* STATED EXERCISE *
Will you repeat only the lines from the one with "Give me the matplotlib source for this chart." through the one with "fontsize=18, fontweight='bold')", both included, leaving every picture out?

* DATA PROVIDED *

□ □ □

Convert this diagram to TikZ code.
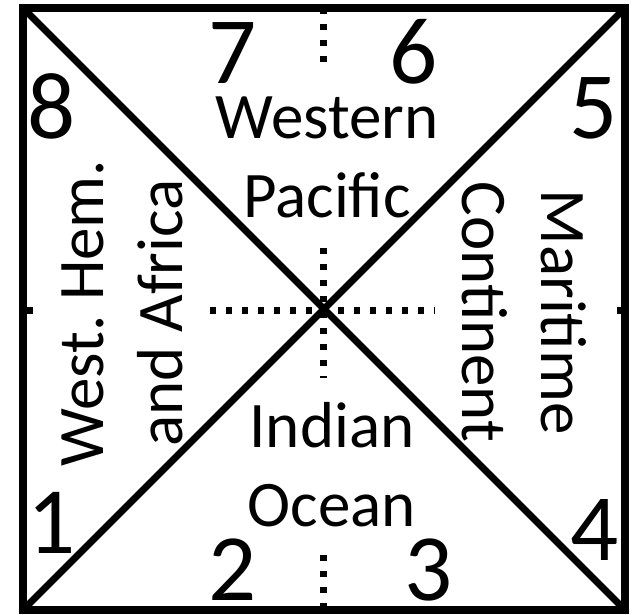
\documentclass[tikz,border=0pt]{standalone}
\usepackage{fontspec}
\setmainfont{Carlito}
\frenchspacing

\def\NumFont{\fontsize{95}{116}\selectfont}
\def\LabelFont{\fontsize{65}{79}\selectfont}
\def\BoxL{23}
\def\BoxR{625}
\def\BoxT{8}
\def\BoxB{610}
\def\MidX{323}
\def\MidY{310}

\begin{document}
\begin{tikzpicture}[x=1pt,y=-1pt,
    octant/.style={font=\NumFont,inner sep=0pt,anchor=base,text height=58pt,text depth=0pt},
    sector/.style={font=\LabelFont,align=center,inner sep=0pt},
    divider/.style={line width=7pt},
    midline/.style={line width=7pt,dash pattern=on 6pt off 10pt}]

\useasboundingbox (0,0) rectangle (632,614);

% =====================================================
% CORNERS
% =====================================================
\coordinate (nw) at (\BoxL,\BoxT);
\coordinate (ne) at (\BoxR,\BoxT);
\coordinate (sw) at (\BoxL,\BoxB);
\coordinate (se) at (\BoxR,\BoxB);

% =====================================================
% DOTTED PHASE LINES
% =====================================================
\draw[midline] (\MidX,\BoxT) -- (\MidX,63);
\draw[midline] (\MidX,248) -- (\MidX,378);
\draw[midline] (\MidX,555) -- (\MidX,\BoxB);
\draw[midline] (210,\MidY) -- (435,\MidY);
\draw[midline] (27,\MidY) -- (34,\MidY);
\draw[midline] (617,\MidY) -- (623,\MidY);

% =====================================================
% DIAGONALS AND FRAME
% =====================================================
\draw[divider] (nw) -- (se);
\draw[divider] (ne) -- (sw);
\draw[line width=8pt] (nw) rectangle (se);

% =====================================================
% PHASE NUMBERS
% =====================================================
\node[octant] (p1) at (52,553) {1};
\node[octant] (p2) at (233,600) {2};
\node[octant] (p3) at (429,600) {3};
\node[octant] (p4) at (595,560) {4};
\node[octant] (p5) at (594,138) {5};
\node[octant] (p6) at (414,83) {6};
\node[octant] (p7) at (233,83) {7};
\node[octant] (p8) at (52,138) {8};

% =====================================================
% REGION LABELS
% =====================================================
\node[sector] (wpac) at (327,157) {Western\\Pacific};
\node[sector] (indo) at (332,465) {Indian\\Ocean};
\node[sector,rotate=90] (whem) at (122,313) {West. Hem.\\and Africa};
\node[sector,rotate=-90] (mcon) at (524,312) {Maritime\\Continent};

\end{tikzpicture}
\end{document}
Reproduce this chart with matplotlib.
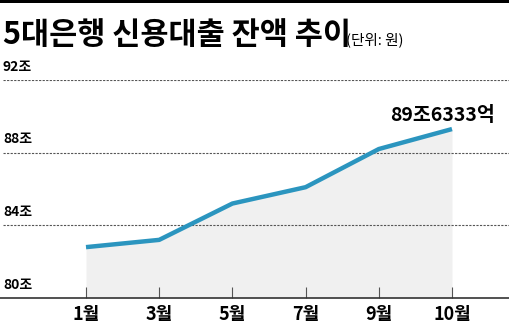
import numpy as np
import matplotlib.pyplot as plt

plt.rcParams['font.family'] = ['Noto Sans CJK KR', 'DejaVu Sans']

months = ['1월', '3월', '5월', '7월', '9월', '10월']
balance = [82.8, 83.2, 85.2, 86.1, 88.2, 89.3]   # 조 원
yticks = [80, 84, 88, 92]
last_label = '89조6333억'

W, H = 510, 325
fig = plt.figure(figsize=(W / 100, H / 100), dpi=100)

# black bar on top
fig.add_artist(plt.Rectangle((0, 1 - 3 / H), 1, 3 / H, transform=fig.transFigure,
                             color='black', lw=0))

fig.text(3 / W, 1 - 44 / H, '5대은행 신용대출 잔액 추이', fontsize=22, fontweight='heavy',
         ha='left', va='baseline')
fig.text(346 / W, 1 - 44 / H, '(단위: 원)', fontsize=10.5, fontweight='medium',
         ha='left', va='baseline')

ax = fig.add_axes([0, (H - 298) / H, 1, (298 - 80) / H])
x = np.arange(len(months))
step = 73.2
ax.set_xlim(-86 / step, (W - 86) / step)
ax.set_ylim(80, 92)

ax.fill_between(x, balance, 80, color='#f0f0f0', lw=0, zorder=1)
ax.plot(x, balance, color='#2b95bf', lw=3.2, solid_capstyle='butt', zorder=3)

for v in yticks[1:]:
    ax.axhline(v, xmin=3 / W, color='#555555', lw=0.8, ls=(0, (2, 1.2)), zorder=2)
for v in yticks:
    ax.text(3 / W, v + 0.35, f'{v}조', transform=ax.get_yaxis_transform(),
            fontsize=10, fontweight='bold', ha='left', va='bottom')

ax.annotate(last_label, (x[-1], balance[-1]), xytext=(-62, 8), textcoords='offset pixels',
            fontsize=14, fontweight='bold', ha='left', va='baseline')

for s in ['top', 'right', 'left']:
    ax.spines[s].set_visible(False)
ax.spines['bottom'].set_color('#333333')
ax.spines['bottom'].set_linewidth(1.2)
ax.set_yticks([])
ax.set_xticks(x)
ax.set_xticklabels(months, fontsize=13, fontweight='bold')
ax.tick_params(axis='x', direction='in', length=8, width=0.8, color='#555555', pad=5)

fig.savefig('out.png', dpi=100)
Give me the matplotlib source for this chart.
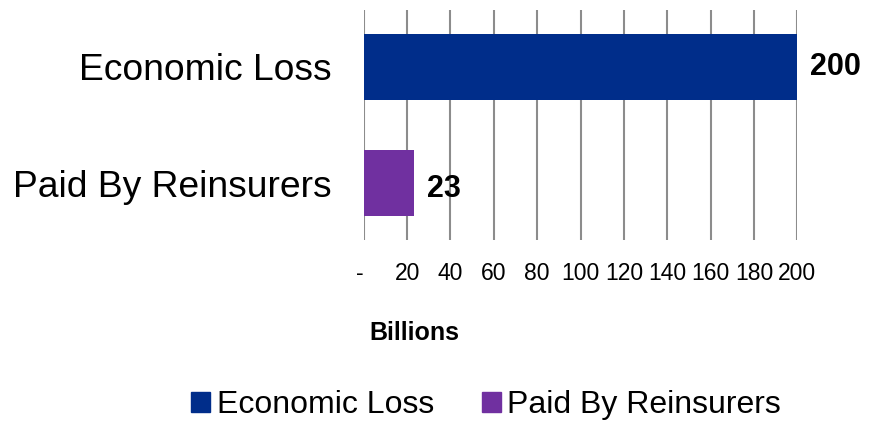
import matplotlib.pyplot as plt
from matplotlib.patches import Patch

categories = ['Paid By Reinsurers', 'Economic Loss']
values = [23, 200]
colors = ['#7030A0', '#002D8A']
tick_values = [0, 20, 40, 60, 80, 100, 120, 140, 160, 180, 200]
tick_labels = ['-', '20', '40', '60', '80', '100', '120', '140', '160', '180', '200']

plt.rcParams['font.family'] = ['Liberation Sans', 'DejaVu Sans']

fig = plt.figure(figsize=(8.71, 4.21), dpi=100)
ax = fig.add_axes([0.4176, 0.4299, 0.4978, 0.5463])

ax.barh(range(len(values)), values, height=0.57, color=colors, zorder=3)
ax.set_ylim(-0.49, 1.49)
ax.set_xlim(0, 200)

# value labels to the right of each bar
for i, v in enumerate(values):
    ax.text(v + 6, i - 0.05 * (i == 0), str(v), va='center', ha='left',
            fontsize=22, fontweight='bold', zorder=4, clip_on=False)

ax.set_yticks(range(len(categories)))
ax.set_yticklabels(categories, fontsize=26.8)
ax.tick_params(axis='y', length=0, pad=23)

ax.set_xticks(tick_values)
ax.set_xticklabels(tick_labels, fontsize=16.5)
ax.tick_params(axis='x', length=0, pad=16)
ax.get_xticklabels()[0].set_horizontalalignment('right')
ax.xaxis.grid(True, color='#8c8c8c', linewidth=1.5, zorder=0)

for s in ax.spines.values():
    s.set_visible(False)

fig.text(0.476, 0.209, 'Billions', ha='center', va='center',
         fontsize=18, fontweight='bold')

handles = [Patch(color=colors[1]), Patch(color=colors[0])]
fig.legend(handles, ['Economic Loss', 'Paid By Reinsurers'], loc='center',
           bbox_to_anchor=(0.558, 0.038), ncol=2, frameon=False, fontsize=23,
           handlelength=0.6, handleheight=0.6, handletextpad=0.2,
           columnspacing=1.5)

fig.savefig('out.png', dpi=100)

□ □ □

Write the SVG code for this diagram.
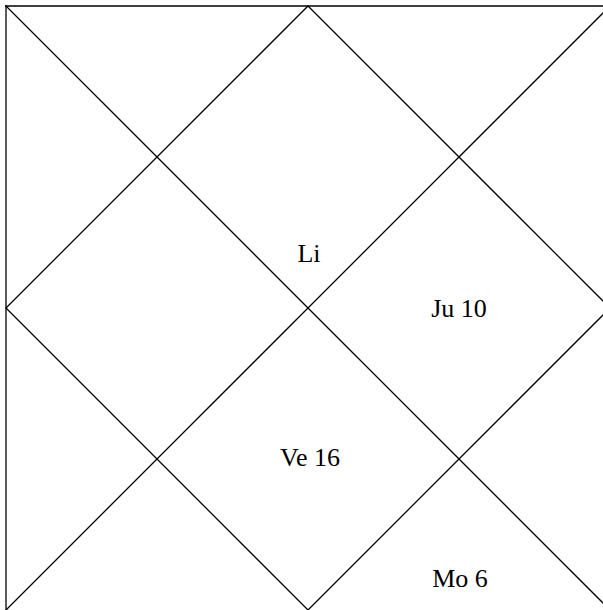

□ □ □

* OUTPUT *
Give me the matplotlib source for this chart.
import matplotlib.pyplot as plt
from matplotlib.patches import Patch

categories = ['Paid By Reinsurers', 'Economic Loss']
values = [23, 200]
colors = ['#7030A0', '#002D8A']
tick_values = [0, 20, 40, 60, 80, 100, 120, 140, 160, 180, 200]
tick_labels = ['-', '20', '40', '60', '80', '100', '120', '140', '160', '180', '200']

plt.rcParams['font.family'] = ['Liberation Sans', 'DejaVu Sans']

fig = plt.figure(figsize=(8.71, 4.21), dpi=100)
ax = fig.add_axes([0.4176, 0.4299, 0.4978, 0.5463])

ax.barh(range(len(values)), values, height=0.57, color=colors, zorder=3)
ax.set_ylim(-0.49, 1.49)
ax.set_xlim(0, 200)

# value labels to the right of each bar
for i, v in enumerate(values):
    ax.text(v + 6, i - 0.05 * (i == 0), str(v), va='center', ha='left',
            fontsize=22, fontweight='bold', zorder=4, clip_on=False)

ax.set_yticks(range(len(categories)))
ax.set_yticklabels(categories, fontsize=26.8)
ax.tick_params(axis='y', length=0, pad=23)

ax.set_xticks(tick_values)
ax.set_xticklabels(tick_labels, fontsize=16.5)
ax.tick_params(axis='x', length=0, pad=16)
ax.get_xticklabels()[0].set_horizontalalignment('right')
ax.xaxis.grid(True, color='#8c8c8c', linewidth=1.5, zorder=0)

for s in ax.spines.values():
    s.set_visible(False)

fig.text(0.476, 0.209, 'Billions', ha='center', va='center',
         fontsize=18, fontweight='bold')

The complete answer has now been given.